(The problem):
Keep to the lines from the line containing "Recreate this image" through the line containing "var subRows = [4, 5, 6, 7, 14, 15, 16, 17];": copy them exactly and leave every picture out.

(Records)
>> Start

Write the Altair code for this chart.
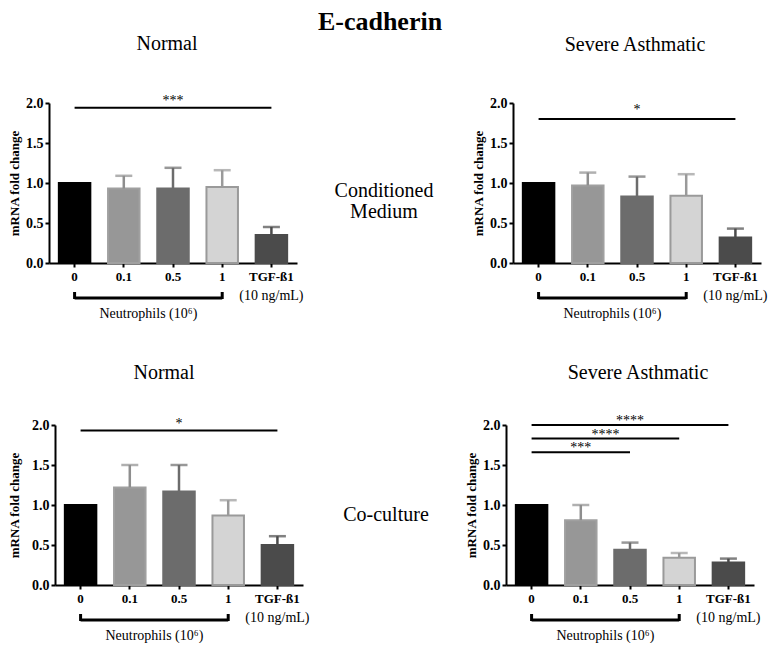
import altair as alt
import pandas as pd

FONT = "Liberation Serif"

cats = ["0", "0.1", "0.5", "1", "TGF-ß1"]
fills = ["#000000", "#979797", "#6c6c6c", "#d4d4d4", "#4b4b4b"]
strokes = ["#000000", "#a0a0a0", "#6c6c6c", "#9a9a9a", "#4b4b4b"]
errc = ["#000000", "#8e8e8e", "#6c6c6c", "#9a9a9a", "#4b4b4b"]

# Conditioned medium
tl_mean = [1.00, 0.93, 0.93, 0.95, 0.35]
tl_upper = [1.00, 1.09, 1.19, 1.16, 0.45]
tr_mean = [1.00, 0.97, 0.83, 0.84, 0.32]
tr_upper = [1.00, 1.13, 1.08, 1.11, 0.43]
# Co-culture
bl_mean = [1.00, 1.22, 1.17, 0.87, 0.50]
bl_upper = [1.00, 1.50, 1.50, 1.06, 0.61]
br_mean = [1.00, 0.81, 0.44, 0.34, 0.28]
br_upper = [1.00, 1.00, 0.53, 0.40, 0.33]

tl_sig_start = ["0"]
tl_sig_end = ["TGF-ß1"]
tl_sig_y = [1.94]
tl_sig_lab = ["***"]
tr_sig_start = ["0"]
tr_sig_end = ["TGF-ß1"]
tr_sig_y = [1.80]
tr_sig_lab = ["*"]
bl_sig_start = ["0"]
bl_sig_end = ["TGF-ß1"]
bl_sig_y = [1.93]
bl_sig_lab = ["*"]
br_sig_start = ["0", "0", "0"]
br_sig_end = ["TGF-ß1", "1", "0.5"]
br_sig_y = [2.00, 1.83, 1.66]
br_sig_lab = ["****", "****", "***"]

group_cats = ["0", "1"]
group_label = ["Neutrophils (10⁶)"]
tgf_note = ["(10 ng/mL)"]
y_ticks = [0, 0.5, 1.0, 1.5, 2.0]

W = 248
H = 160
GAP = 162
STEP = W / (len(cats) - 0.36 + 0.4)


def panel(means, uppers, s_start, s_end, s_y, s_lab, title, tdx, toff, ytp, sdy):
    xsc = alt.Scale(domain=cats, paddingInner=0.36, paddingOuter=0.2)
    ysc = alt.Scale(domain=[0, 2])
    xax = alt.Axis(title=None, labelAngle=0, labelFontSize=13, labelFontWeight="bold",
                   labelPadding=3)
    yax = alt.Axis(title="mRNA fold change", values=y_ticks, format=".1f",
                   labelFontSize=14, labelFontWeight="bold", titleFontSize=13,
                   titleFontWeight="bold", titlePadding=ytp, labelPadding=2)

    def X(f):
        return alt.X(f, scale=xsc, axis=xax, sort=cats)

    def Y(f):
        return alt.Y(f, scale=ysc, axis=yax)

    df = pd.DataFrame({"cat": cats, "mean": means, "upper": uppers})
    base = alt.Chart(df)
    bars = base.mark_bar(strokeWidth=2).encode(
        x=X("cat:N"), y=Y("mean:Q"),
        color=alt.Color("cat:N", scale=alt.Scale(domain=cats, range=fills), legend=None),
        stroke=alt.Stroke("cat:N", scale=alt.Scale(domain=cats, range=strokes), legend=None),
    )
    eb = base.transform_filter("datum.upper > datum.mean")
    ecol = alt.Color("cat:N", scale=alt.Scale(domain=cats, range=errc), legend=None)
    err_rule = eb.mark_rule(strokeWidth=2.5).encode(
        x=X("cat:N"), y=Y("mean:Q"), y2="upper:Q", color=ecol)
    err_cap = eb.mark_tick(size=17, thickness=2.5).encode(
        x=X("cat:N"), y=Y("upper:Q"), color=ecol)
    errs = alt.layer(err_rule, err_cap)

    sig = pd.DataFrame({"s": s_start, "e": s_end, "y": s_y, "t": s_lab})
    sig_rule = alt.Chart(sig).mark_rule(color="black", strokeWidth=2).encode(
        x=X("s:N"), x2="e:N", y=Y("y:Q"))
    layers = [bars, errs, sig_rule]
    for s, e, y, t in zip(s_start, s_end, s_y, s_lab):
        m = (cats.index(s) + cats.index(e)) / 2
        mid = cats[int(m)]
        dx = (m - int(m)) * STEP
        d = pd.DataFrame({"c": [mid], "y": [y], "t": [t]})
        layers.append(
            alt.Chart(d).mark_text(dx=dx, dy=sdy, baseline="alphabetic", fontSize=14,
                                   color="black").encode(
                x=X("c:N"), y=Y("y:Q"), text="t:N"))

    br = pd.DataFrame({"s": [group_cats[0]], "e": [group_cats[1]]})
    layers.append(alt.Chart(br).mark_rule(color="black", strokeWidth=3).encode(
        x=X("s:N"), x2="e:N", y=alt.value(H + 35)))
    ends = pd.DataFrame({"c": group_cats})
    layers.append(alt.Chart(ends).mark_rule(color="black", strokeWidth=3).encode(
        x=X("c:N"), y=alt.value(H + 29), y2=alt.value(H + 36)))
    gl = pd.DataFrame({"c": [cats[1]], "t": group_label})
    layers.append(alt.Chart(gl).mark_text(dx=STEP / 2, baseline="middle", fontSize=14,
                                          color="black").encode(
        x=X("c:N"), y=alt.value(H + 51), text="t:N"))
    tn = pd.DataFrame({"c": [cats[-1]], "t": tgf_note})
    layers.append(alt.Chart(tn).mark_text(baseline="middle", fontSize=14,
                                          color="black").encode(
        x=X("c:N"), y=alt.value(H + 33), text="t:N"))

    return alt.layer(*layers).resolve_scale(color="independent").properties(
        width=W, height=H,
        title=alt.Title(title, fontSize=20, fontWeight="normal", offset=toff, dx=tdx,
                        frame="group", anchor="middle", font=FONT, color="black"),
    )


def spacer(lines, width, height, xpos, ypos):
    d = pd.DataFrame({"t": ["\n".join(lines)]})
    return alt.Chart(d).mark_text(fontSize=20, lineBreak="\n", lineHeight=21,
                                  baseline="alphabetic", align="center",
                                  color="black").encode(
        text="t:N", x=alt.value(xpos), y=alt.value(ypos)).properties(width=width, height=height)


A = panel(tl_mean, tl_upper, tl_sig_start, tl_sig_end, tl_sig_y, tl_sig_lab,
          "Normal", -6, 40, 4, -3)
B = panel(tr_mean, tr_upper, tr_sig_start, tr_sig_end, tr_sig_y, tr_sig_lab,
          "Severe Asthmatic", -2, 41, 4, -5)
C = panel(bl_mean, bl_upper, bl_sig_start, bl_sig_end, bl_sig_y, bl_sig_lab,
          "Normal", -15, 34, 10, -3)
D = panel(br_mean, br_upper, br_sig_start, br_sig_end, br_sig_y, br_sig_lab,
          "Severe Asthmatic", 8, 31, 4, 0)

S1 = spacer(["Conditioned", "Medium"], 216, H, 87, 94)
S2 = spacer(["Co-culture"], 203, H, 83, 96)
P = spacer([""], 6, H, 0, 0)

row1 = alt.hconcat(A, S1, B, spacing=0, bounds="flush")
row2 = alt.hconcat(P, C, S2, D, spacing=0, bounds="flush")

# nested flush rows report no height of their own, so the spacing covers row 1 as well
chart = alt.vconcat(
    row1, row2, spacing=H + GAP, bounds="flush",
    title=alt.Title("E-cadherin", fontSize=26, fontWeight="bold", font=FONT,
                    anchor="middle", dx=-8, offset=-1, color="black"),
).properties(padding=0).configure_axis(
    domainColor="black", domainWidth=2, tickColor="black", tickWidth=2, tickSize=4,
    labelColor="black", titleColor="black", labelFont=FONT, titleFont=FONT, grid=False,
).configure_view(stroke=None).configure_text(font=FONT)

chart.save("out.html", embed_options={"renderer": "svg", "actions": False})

>> End
>> Start

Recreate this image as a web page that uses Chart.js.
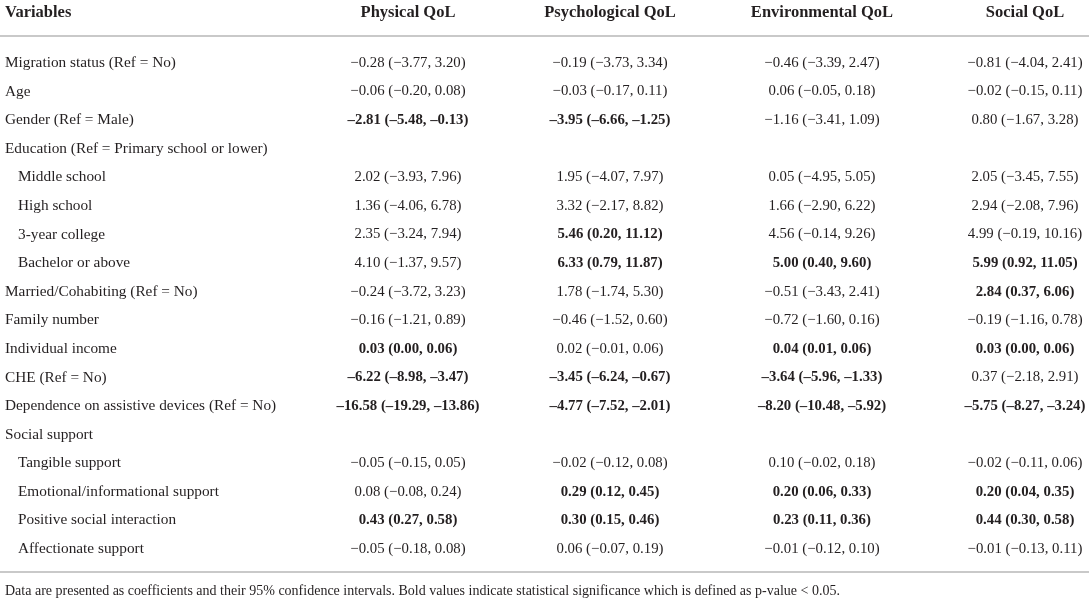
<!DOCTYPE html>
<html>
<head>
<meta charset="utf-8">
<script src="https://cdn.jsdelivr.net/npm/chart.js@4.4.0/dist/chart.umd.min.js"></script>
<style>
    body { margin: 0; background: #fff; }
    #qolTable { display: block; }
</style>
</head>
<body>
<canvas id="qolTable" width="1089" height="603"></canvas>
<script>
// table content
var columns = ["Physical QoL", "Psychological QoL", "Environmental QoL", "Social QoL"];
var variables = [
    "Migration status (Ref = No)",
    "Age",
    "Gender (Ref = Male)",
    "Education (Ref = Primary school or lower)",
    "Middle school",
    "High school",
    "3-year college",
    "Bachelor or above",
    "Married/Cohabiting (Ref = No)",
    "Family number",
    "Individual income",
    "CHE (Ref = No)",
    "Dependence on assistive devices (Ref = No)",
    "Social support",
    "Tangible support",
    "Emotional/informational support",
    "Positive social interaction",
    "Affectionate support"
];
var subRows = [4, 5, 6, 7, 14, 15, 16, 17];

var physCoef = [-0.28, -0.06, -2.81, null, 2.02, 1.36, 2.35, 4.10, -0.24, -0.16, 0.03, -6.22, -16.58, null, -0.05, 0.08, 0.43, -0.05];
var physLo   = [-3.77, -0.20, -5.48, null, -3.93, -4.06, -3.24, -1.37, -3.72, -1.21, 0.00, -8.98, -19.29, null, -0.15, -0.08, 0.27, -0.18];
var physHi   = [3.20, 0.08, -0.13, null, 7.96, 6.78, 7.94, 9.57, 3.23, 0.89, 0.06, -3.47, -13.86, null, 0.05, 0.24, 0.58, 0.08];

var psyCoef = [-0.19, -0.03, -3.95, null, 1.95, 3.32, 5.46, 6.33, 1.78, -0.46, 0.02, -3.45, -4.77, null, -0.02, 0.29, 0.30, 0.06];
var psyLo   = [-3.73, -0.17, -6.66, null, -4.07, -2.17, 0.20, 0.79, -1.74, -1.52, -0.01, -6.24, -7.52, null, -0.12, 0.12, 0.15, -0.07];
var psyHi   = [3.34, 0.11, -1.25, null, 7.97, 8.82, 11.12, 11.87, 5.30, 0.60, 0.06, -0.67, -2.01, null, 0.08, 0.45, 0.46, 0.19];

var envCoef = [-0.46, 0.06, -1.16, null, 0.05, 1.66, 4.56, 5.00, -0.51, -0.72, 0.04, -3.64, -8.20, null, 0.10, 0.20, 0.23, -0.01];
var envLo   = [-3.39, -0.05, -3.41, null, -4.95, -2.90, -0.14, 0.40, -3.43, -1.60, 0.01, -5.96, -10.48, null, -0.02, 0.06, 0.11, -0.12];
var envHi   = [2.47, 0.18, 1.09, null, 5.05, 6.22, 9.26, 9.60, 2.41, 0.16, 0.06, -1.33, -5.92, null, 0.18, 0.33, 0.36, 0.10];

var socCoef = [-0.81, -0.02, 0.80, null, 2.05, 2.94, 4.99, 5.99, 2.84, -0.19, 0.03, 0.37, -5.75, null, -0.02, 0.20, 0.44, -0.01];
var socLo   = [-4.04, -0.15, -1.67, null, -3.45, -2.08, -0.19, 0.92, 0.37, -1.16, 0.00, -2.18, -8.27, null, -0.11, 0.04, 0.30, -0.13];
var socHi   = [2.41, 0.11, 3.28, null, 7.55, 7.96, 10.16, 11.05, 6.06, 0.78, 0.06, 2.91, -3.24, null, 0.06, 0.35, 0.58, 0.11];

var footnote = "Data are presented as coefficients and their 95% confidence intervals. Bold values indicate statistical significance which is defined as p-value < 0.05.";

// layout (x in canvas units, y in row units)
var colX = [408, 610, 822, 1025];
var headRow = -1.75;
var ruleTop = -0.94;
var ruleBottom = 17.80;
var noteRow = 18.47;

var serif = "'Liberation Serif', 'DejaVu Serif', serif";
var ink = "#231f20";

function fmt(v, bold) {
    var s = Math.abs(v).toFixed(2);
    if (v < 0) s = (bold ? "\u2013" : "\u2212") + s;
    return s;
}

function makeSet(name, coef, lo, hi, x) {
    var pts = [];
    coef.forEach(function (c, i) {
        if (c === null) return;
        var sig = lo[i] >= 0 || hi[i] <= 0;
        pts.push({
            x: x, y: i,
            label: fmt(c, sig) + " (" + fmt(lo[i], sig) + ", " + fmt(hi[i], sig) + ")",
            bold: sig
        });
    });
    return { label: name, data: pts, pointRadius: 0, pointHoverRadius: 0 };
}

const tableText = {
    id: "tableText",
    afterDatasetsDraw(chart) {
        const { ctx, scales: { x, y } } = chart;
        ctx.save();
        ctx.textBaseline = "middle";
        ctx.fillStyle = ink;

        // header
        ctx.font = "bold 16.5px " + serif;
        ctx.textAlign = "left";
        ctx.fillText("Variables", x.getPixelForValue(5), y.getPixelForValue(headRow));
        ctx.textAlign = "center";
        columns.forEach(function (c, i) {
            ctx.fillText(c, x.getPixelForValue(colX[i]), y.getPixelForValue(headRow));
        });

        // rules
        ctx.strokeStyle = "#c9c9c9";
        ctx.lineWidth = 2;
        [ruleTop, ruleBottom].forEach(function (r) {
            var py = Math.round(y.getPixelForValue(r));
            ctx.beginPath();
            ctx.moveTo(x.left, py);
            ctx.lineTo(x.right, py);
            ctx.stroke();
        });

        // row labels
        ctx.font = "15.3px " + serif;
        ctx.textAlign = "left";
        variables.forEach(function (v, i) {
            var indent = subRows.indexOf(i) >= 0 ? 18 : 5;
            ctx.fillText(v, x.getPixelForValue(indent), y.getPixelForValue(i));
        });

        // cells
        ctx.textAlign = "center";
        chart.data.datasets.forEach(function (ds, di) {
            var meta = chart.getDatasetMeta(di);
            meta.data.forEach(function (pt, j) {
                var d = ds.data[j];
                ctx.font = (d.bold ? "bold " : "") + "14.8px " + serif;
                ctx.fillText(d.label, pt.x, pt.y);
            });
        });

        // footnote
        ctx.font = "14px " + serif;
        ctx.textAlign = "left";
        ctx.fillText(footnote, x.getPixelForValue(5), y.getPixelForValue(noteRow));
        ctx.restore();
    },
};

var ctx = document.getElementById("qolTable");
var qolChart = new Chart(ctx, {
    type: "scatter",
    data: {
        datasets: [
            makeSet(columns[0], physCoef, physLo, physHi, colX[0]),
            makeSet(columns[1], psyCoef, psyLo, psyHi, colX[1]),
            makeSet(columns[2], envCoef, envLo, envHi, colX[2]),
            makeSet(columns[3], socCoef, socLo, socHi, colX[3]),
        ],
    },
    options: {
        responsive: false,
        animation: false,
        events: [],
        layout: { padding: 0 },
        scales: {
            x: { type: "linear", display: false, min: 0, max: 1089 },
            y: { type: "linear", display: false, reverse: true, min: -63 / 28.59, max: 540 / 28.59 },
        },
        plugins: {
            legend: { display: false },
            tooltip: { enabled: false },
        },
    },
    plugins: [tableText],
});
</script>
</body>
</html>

>> End
>> Start

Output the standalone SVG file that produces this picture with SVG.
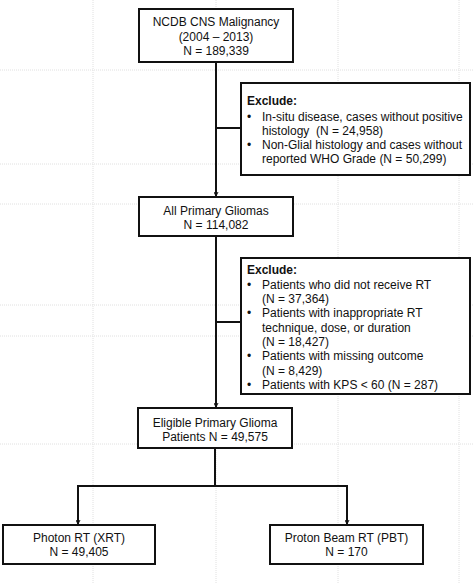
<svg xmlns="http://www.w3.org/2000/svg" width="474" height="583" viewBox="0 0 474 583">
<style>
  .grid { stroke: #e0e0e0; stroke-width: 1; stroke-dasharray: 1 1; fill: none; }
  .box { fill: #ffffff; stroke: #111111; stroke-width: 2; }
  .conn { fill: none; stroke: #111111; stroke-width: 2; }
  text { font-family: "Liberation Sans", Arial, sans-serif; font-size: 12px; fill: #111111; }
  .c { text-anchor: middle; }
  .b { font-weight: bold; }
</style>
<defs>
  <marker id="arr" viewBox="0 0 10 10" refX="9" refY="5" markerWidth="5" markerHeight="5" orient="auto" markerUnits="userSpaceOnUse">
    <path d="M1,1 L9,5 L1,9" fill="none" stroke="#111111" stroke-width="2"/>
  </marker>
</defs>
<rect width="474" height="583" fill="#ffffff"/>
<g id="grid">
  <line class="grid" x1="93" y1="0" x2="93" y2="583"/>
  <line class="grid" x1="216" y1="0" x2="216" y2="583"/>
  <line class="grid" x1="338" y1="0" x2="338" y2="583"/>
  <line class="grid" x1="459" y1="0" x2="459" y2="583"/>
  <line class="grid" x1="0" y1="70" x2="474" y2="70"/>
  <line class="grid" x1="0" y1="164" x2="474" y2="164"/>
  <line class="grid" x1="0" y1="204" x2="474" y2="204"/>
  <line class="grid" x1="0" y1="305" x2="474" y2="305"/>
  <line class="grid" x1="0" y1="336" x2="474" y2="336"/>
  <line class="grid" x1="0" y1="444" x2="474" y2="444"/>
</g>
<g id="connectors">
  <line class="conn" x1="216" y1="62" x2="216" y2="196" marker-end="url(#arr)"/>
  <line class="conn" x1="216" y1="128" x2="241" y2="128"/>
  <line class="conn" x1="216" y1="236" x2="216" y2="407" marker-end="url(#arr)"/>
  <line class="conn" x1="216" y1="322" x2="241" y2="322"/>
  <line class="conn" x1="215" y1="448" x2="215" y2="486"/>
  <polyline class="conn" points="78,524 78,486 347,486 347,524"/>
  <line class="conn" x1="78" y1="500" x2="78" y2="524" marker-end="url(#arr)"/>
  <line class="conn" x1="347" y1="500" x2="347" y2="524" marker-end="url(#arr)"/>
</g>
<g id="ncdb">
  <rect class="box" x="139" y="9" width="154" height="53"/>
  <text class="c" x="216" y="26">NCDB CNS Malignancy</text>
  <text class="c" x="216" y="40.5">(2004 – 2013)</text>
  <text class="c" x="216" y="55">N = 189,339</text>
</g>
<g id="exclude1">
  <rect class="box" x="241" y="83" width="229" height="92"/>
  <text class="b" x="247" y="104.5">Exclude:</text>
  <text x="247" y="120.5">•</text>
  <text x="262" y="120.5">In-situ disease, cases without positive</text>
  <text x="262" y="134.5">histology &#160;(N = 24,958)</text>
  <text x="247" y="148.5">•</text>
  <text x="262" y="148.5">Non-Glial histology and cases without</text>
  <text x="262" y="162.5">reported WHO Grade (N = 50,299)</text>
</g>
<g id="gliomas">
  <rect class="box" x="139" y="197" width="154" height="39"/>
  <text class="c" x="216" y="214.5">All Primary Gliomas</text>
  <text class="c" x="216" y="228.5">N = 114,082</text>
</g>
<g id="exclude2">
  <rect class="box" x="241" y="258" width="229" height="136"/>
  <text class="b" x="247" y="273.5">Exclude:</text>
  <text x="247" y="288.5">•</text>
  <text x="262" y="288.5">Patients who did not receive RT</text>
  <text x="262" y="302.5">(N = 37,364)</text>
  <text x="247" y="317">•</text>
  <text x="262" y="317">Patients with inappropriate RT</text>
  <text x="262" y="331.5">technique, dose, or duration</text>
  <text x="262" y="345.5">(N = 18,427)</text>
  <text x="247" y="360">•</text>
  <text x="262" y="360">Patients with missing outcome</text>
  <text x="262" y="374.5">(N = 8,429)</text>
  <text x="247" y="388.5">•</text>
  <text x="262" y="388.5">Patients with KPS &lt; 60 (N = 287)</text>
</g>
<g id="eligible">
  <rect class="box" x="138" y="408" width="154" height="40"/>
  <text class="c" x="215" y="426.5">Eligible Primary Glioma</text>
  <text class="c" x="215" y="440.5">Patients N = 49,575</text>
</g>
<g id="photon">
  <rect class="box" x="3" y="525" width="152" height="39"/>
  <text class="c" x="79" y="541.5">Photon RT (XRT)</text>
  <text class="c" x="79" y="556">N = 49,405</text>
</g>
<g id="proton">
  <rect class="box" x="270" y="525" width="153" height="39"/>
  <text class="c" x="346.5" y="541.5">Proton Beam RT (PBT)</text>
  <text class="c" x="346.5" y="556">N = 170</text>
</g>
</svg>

>> End

(Answer in full):
Recreate this image as a web page that uses Chart.js.
<!DOCTYPE html>
<html>
<head>
<meta charset="utf-8">
<script src="https://cdn.jsdelivr.net/npm/chart.js@4.4.0/dist/chart.umd.min.js"></script>
<style>
    body { margin: 0; background: #fff; }
    #qolTable { display: block; }
</style>
</head>
<body>
<canvas id="qolTable" width="1089" height="603"></canvas>
<script>
// table content
var columns = ["Physical QoL", "Psychological QoL", "Environmental QoL", "Social QoL"];
var variables = [
    "Migration status (Ref = No)",
    "Age",
    "Gender (Ref = Male)",
    "Education (Ref = Primary school or lower)",
    "Middle school",
    "High school",
    "3-year college",
    "Bachelor or above",
    "Married/Cohabiting (Ref = No)",
    "Family number",
    "Individual income",
    "CHE (Ref = No)",
    "Dependence on assistive devices (Ref = No)",
    "Social support",
    "Tangible support",
    "Emotional/informational support",
    "Positive social interaction",
    "Affectionate support"
];
var subRows = [4, 5, 6, 7, 14, 15, 16, 17];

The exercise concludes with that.